Joly sembrò scioccato nel sentire che Bossuet aveva deciso anche per lui. Courfeyrac, Bossuet e Gavroche restarono a fissarlo supplichevoli e Joly, sentendosi quegli sguardi pressanti addosso, li guardò uno per uno. Quando incrociò gli occhi di Bossuet rimase a guardarlo e disse, sospirando:    “E va bene, d’accordo!”

“Evvai!” urlò Courfeyrac emozionato. “E voi tre?” Bahorel, Grantaire e Marius erano troppo assorti nella partita per accorgersi che Courfeyrac stesse parlando con loro, quindi il ragazzo mise Gavroche sulle ginocchia di Combeferre, si alzò, e si mise davanti al televisore.
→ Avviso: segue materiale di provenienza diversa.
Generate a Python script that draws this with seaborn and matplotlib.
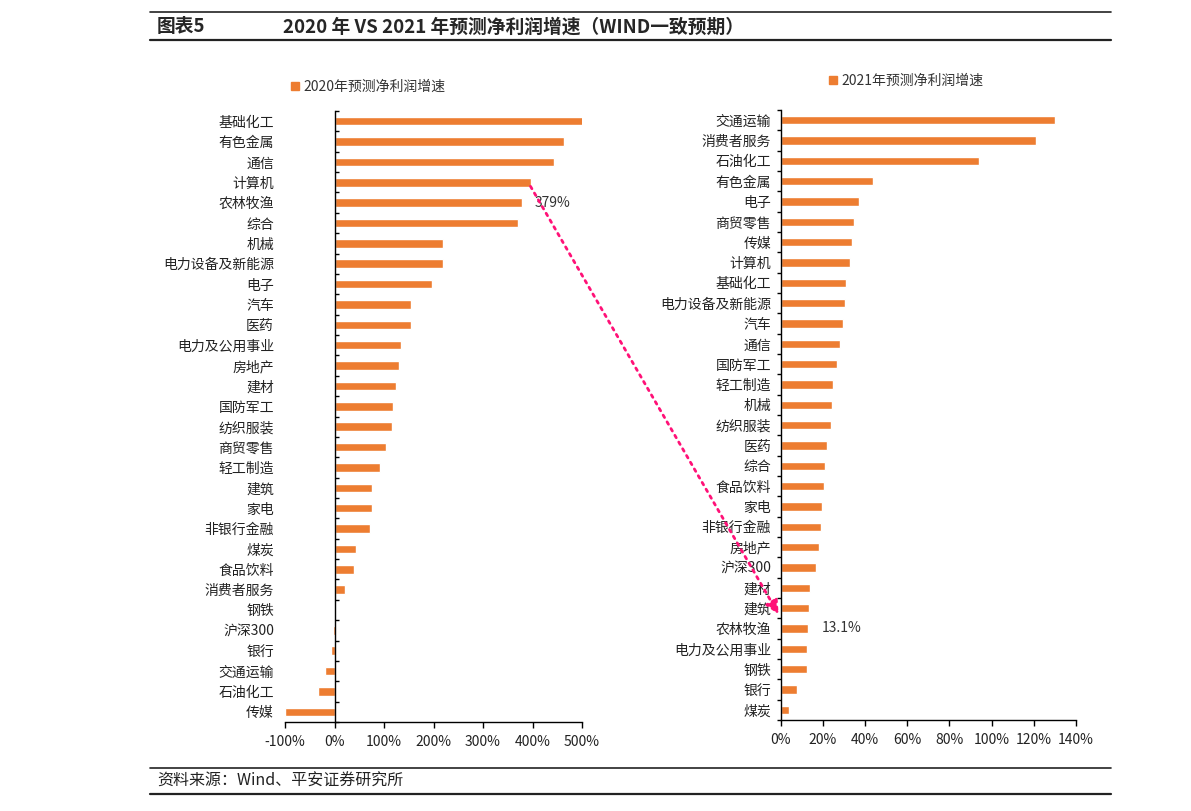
import numpy as np
import seaborn as sns
import matplotlib.pyplot as plt
from matplotlib.patches import ConnectionPatch
from matplotlib.lines import Line2D

sns.set_theme(style="white")
plt.rcParams['font.family'] = ['Noto Sans CJK SC', 'DejaVu Sans']

# 2020 forecast net profit growth (%)
cats_2020 = ['基础化工', '有色金属', '通信', '计算机', '农林牧渔', '综合', '机械', '电力设备及新能源',
             '电子', '汽车', '医药', '电力及公用事业', '房地产', '建材', '国防军工', '纺织服装',
             '商贸零售', '轻工制造', '建筑', '家电', '非银行金融', '煤炭', '食品饮料', '消费者服务',
             '钢铁', '沪深300', '银行', '交通运输', '石油化工', '传媒']
vals_2020 = [503, 463, 444, 396, 379, 370, 220, 220,
             196, 154, 154, 135, 131, 125, 119, 117,
             105, 91, 75, 75, 71, 44, 40, 22,
             1, -3, -7, -19, -34, -101]

# 2021 forecast net profit growth (%)
cats_2021 = ['交通运输', '消费者服务', '石油化工', '有色金属', '电子', '商贸零售', '传媒', '计算机',
             '基础化工', '电力设备及新能源', '汽车', '通信', '国防军工', '轻工制造', '机械', '纺织服装',
             '医药', '综合', '食品饮料', '家电', '非银行金融', '房地产', '沪深300', '建材', '建筑',
             '农林牧渔', '电力及公用事业', '钢铁', '银行', '煤炭']
vals_2021 = [130, 121, 94, 43.7, 37, 34.7, 33.7, 33,
             31, 30.4, 29.5, 28, 26.6, 25, 24.3, 23.8,
             22, 21, 20.5, 19.5, 19.3, 18, 16.6, 14, 13.5,
             13.1, 12.5, 12.3, 7.6, 3.9]

orange = '#ED7D31'
W, H = 1191, 811
fig = plt.figure(figsize=(W / 100, H / 100), dpi=100)

ax1 = fig.add_axes([285 / W, 1 - 722 / H, 297 / W, 611 / H])
ax2 = fig.add_axes([780.7 / W, 1 - 720 / H, 295.3 / W, 610 / H])

sns.barplot(x=vals_2020, y=cats_2020, color=orange, width=0.42, saturation=1, ax=ax1)
sns.barplot(x=vals_2021, y=cats_2021, color=orange, width=0.42, saturation=1, ax=ax2)

ax1.set_xlim(-100, 500)
ax1.set_xticks(np.arange(-100, 501, 100))
ax1.set_xticklabels([f'{v}%' for v in range(-100, 501, 100)])
ax2.set_xlim(0, 140)
ax2.set_xticks(np.arange(0, 141, 20))
ax2.set_xticklabels([f'{v}%' for v in range(0, 141, 20)])

for ax in (ax1, ax2):
    for s in ('top', 'right', 'left'):
        ax.spines[s].set_visible(False)
    ax.spines['bottom'].set_color('black')
    ax.spines['bottom'].set_linewidth(1)
    ax.tick_params(axis='x', which='major', bottom=True, direction='out', length=4,
                   width=1, color='black', labelsize=10, labelcolor='#222222', pad=5)
    ax.tick_params(axis='y', which='major', left=False, right=False, length=0,
                   labelsize=10, labelcolor='#222222')
    ax.set_yticks(np.arange(-0.5, 30, 1), minor=True)
    ax.set_xlabel('')
    ax.set_ylabel('')

# left chart: vertical axis line at 0 with small ticks on its right
ax1.spines['right'].set_visible(True)
ax1.spines['right'].set_position(('data', 0))
ax1.spines['right'].set_color('black')
ax1.spines['right'].set_linewidth(1)
ax1.tick_params(axis='y', which='minor', left=False, right=True, direction='out',
                length=3, width=1, color='black')
ax1.tick_params(axis='y', which='major', pad=8)

ax2.spines['left'].set_visible(True)
ax2.spines['left'].set_color('black')
ax2.spines['left'].set_linewidth(1)
ax2.tick_params(axis='y', which='minor', left=True, direction='out',
                length=3, width=1, color='black')
ax2.tick_params(axis='y', which='major', pad=7)

# legends
for ax, label, y in ((ax1, '2020年预测净利润增速', 87), (ax2, '2021年预测净利润增速', 81)):
    h = Line2D([], [], marker='s', color=orange, linestyle='none', markersize=5.5)
    x0 = 284 if ax is ax1 else 822
    fig.legend([h], [label], loc='center left', bbox_to_anchor=(x0 / W, 1 - y / H),
               frameon=False, fontsize=10, handlelength=0.6, handletextpad=0.3,
               labelcolor='#333333', borderpad=0)

# annotations
i_a = cats_2020.index('农林牧渔')
ax1.text(vals_2020[i_a] + 25, i_a, f'{vals_2020[i_a]}%', va='center', ha='left',
         fontsize=10, color='#333333')
i_b = cats_2021.index('农林牧渔')
ax2.text(vals_2021[i_b] + 6.5, i_b, f'{vals_2021[i_b]}%', va='center', ha='left',
         fontsize=10, color='#333333')

con = ConnectionPatch(xyA=(396, 3.2), coordsA=ax1.transData,
                      xyB=(-1, 24.3), coordsB=ax2.transData,
                      arrowstyle='-|>,head_length=0.8,head_width=0.4', color='#FF1177',
                      linestyle=(0, (1, 1.8)), linewidth=2.0, mutation_scale=10)
fig.add_artist(con)

# title block
fig.add_artist(Line2D([150 / W, 1111 / W], [1 - 12 / H] * 2, color='#222222', lw=1.2))
fig.add_artist(Line2D([150 / W, 1111 / W], [1 - 40 / H] * 2, color='#222222', lw=1.6))
fig.text(157 / W, 1 - 27 / H, '图表5', fontsize=13.5, fontweight='bold', va='center', ha='left')
fig.text(283 / W, 1 - 27 / H, '2020 年 VS 2021 年预测净利润增速（WIND一致预期）',
         fontsize=13.5, fontweight='bold', va='center', ha='left')

fig.add_artist(Line2D([150 / W, 1111 / W], [1 - 768 / H] * 2, color='#222222', lw=1.2))
fig.add_artist(Line2D([150 / W, 1111 / W], [1 - 794 / H] * 2, color='#222222', lw=1.6))
fig.text(157 / W, 1 - 781 / H, '资料来源：Wind、平安证券研究所', fontsize=11.5,
         style='italic', va='center', ha='left', color='#222222')

fig.savefig('out.png', dpi=100)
“Levati” si limitò a dirgli Bahorel, steso sul divano.

“No.”

“Scusami?”

I due ragazzi si stavano guardando negli occhi, fissi, senza cambiare espressione. “Ti serve qualcosa, Courfeyrac?” chiese Marius, attirando l’attenzione su di sé. “Scusaci: eravamo distratti.”

“Stavamo pensando di andare a giocare a pallone” gli rispose Courfeyrac sorridendo. “Venite anche voi?”
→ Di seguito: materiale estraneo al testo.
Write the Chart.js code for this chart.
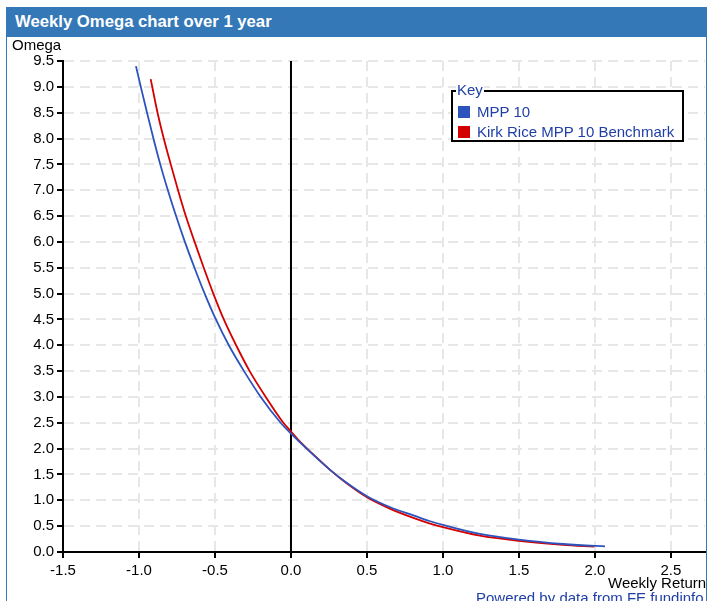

Grantaire fece spallucce e non si espresse. Marius sembrò per un attimo sovrappensiero, poi sorrise, alzò lo sguardo verso Courfeyrac e disse: “Io ci sto.”
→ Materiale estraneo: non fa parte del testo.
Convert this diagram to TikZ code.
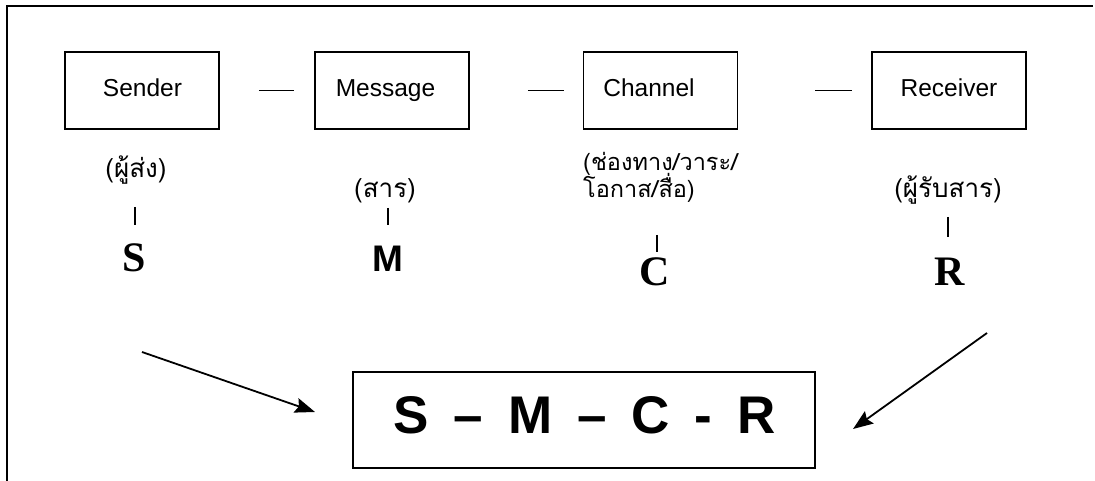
\documentclass[tikz,border=0pt]{standalone}
\usepackage{fontspec}
\setmainfont{Liberation Sans}
\newfontfamily\thaifont[Script=Thai]{Loma}
\newfontfamily\serifletters{Liberation Serif}
\usetikzlibrary{arrows.meta}
\begin{document}
\begin{tikzpicture}[x=1pt,y=-1pt,
  box/.style={draw,line width=1.8pt,minimum width=154pt,minimum height=77pt,inner sep=0pt},
  boxtext/.style={font=\fontsize{24.5}{28}\selectfont,inner sep=0pt,anchor=base},
  thai/.style={font=\thaifont\fontsize{26}{27}\selectfont,inner sep=0pt,anchor=base},
  letter/.style={font=\serifletters\bfseries\fontsize{42}{44}\selectfont,inner sep=0pt,anchor=base},
  letsans/.style={font=\bfseries\fontsize{37}{40}\selectfont,inner sep=0pt,anchor=base},
  link/.style={line width=1.6pt},
  bar/.style={line width=1.5pt},
  arr/.style={line width=1.8pt,-{Stealth[length=20pt,width=15pt,inset=3pt]}},
  frame/.style={line width=2.2pt}]
\useasboundingbox (0,0) rectangle (1095,481);
% outer frame (top and left sides only)
\draw[frame] (7,481) -- (7,6) -- (1093,6);
% top boxes
\node[box] (sender) at (142,90.5) {};
\node[box] (message) at (392,90.5) {};
\node[box] (channel) at (660.5,90.5) {};
\node[box] (receiver) at (949,90.5) {};
\node[boxtext] (sendertxt) at (142.5,97) {Sender};
\node[boxtext] (messagetxt) at (385.5,97) {Message};
\node[boxtext] (channeltxt) at (649,97) {Channel};
\node[boxtext] (receivertxt) at (949,97) {Receiver};
% dashes between boxes
\draw[link,shorten <=39pt,shorten >=20pt] (sender) -- (message);
\draw[link,shorten <=58pt,shorten >=19pt] (message) -- (channel);
\draw[link,shorten <=77pt,shorten >=19pt] (channel) -- (receiver);
% thai labels
\node[thai] (lblS) at (136,178) {(ผู้ส่ง)};
\node[thai] (lblM) at (385,198) {(สาร)};
\node[thai,font=\thaifont\fontsize{23.5}{27}\selectfont,anchor=base west] (lblC1) at (583,171) {(ช่องทาง/วาระ/};
\node[thai,font=\thaifont\fontsize{23.5}{27}\selectfont,anchor=base west] (lblC2) at (583,198) {โอกาส/สื่อ)};
\node[thai] (lblR) at (948,198) {(ผู้รับสาร)};
% bars
\coordinate (bS1) at (135,207); \coordinate (bS2) at (135,225);
\coordinate (bM1) at (388,208); \coordinate (bM2) at (388,225);
\coordinate (bC1) at (657,235); \coordinate (bC2) at (657,252);
\coordinate (bR1) at (948,217); \coordinate (bR2) at (948,237);
\draw[bar] (bS1) -- (bS2);
\draw[bar] (bM1) -- (bM2);
\draw[bar] (bC1) -- (bC2);
\draw[bar] (bR1) -- (bR2);
% letters
\node[letter] (letS) at (134,272) {S};
\node[letsans] (letM) at (388,272) {M};
\node[letter] (letC) at (655,285) {C};
\node[letter] (letR) at (950,285) {R};
% bottom box
\node[draw,line width=1.8pt,minimum width=462pt,minimum height=96pt,inner sep=0pt] (smcr) at (584,420) {};
\node[inner sep=0pt,anchor=base,font=\bfseries\fontsize{53}{60}\selectfont] (smcrtxt) at (584.5,433)
  {S\hspace{0.47em}–\hspace{0.47em}M\hspace{0.47em}–\hspace{0.47em}C\hspace{0.47em}-\hspace{0.47em}R};
% arrows
\coordinate (a1s) at (142,352); \coordinate (a1e) at (315,412);
\coordinate (a2s) at (987,333); \coordinate (a2e) at (853,429);
\draw[arr] (a1s) -- (a1e);
\draw[arr] (a2s) -- (a2e);
\end{tikzpicture}
\end{document}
A quel punto, gli sguardi di tutti si fissarono su Bahorel: il ragazzo dagli occhi dorati, sdraiato con le mani dietro la testa, non spostò lo sguardo dal pezzetto di televisore che riusciva a vedere dietro Courfeyrac, ma rispose: “Io la partita sto cercando di guardarla in TV.” Sembrava quasi che sapesse che tutti stavano guardando lui. Courfeyrac, senza lasciarsi minimamente spazientire, prese il telecomando dalle sua mani e spense il televisore. “EHI!” si ribellò Bahorel.

“Ora non più!” disse Courfeyrac nascondendo il telecomando dietro la sua schiena. “Dai, andiamo!”

“Ridammelo subito.” Il tono calmo che usò Bahorel fu terrificante: nemmeno quando si arrabbiava riusciva ad essere più spaventoso rispetto a quel momento.

Tuttavia Courfeyrac, nonostante fosse spaventato, non si permise di cedere. “NO” gli urlò deciso per non lasciar vedere che se la stava facendo sotto. “È una partita poco importante! Non hai bisogno di guardarla!” Bahorel sembrò irarsi: restò a guardare Courfeyrac con occhi indignati, pieni sia di rabbia che di sorpresa. Sembrava stesse per alzarsi per riprendersi il telecomando; invece chiuse gli occhi, si appoggiò al cuscino ridacchiando per il nervoso, quasi si stesse costringendo a restare calmo, e disse: “Come ti pare!”

“Davvero?” chiese Courfeyrac incredulo.

“Sì” ammise Bahorel. “Non mi va di stare a discutere: so che insisteresti anche se ti facessi un occhio nero e il labbro gonfio. Per cui accetto e finiamola subito.”

Courfeyrac non riusciva a crederci. “Evviva!” si lasciò scappare eccitato.

Grantaire si voltò verso Enjolras e gli disse: “La decisione finale spetta a te, biondo leader.”

Enjolras guardò i ragazzi uno a uno: a quanto pare, Courfeyrac era davvero riuscito a convincere tutti tranne Combeferre. Enjolras guardò dritto i suoi occhi verdi e Courfeyrac sapeva che lo stava interrogando, come se gli stesse dicendo ‘se tu non sei d’accordo, non andiamo.’ Combeferre doveva aver capito, perché sospirò, sprofondò nel divano, sorrise ad occhi chiusi e alzo le mani come segno si resa. Solo allora Enjolras si pronunciò: “E va bene: andiamo.”